**GIVEN TASK:** Reproduce all the lines exactly as they stand, apart from the pictures.
####################
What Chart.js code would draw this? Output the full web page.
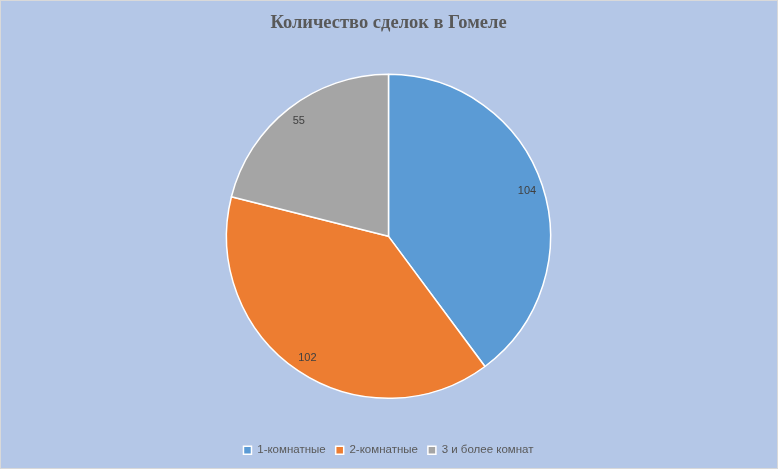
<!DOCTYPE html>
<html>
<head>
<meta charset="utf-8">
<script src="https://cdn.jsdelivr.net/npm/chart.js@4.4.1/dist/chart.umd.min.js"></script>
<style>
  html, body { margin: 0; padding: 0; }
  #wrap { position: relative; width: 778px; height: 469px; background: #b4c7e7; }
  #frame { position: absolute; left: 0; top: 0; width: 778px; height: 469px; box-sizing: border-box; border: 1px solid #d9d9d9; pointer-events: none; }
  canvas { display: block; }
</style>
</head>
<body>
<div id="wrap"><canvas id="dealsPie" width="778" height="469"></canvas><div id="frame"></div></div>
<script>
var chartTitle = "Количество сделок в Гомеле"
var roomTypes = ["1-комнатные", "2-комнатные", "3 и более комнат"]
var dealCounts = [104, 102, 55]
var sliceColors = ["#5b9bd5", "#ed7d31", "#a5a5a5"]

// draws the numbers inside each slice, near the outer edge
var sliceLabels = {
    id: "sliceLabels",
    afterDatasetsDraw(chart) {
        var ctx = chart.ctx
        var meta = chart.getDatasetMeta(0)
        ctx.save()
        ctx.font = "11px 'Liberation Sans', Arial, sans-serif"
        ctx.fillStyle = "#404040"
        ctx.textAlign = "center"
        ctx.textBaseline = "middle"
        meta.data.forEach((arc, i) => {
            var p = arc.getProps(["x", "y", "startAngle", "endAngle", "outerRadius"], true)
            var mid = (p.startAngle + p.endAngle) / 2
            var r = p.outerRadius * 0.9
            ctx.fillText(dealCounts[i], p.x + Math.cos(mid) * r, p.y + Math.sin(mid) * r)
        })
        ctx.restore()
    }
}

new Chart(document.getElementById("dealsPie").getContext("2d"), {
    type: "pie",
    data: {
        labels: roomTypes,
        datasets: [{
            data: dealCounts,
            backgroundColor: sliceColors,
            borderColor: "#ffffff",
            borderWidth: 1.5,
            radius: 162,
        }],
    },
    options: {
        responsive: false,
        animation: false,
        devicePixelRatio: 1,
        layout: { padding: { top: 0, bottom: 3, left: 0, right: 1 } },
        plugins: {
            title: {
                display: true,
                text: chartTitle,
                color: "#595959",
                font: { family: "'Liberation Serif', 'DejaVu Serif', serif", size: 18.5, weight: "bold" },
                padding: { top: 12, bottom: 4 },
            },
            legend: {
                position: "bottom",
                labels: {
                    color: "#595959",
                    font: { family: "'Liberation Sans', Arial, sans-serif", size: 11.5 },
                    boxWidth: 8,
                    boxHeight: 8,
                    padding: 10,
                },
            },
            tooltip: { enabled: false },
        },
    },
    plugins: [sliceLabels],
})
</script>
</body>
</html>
####################
**EXERCISE RESULT:**
What Chart.js code would draw this? Output the full web page.
<!DOCTYPE html>
<html>
<head>
<meta charset="utf-8">
<script src="https://cdn.jsdelivr.net/npm/chart.js@4.4.1/dist/chart.umd.min.js"></script>
<style>
  html, body { margin: 0; padding: 0; }
  #wrap { position: relative; width: 778px; height: 469px; background: #b4c7e7; }
  #frame { position: absolute; left: 0; top: 0; width: 778px; height: 469px; box-sizing: border-box; border: 1px solid #d9d9d9; pointer-events: none; }
  canvas { display: block; }
</style>
</head>
<body>
<div id="wrap"><canvas id="dealsPie" width="778" height="469"></canvas><div id="frame"></div></div>
<script>
var chartTitle = "Количество сделок в Гомеле"
var roomTypes = ["1-комнатные", "2-комнатные", "3 и более комнат"]
var dealCounts = [104, 102, 55]
var sliceColors = ["#5b9bd5", "#ed7d31", "#a5a5a5"]

// draws the numbers inside each slice, near the outer edge
var sliceLabels = {
    id: "sliceLabels",
    afterDatasetsDraw(chart) {
        var ctx = chart.ctx
        var meta = chart.getDatasetMeta(0)
        ctx.save()
        ctx.font = "11px 'Liberation Sans', Arial, sans-serif"
        ctx.fillStyle = "#404040"
        ctx.textAlign = "center"
        ctx.textBaseline = "middle"
        meta.data.forEach((arc, i) => {
            var p = arc.getProps(["x", "y", "startAngle", "endAngle", "outerRadius"], true)
            var mid = (p.startAngle + p.endAngle) / 2
            var r = p.outerRadius * 0.9
            ctx.fillText(dealCounts[i], p.x + Math.cos(mid) * r, p.y + Math.sin(mid) * r)
        })
        ctx.restore()
    }
}

new Chart(document.getElementById("dealsPie").getContext("2d"), {
    type: "pie",
    data: {
        labels: roomTypes,
        datasets: [{
            data: dealCounts,
            backgroundColor: sliceColors,
            borderColor: "#ffffff",
            borderWidth: 1.5,
            radius: 162,
        }],
    },
    options: {
        responsive: false,
        animation: false,
        devicePixelRatio: 1,
        layout: { padding: { top: 0, bottom: 3, left: 0, right: 1 } },
        plugins: {
            title: {
                display: true,
                text: chartTitle,
                color: "#595959",
                font: { family: "'Liberation Serif', 'DejaVu Serif', serif", size: 18.5, weight: "bold" },
                padding: { top: 12, bottom: 4 },
            },
            legend: {
                position: "bottom",
                labels: {
                    color: "#595959",
                    font: { family: "'Liberation Sans', Arial, sans-serif", size: 11.5 },
                    boxWidth: 8,
                    boxHeight: 8,
                    padding: 10,
                },
            },
            tooltip: { enabled: false },
        },
    },
    plugins: [sliceLabels],
})
</script>
</body>
</html>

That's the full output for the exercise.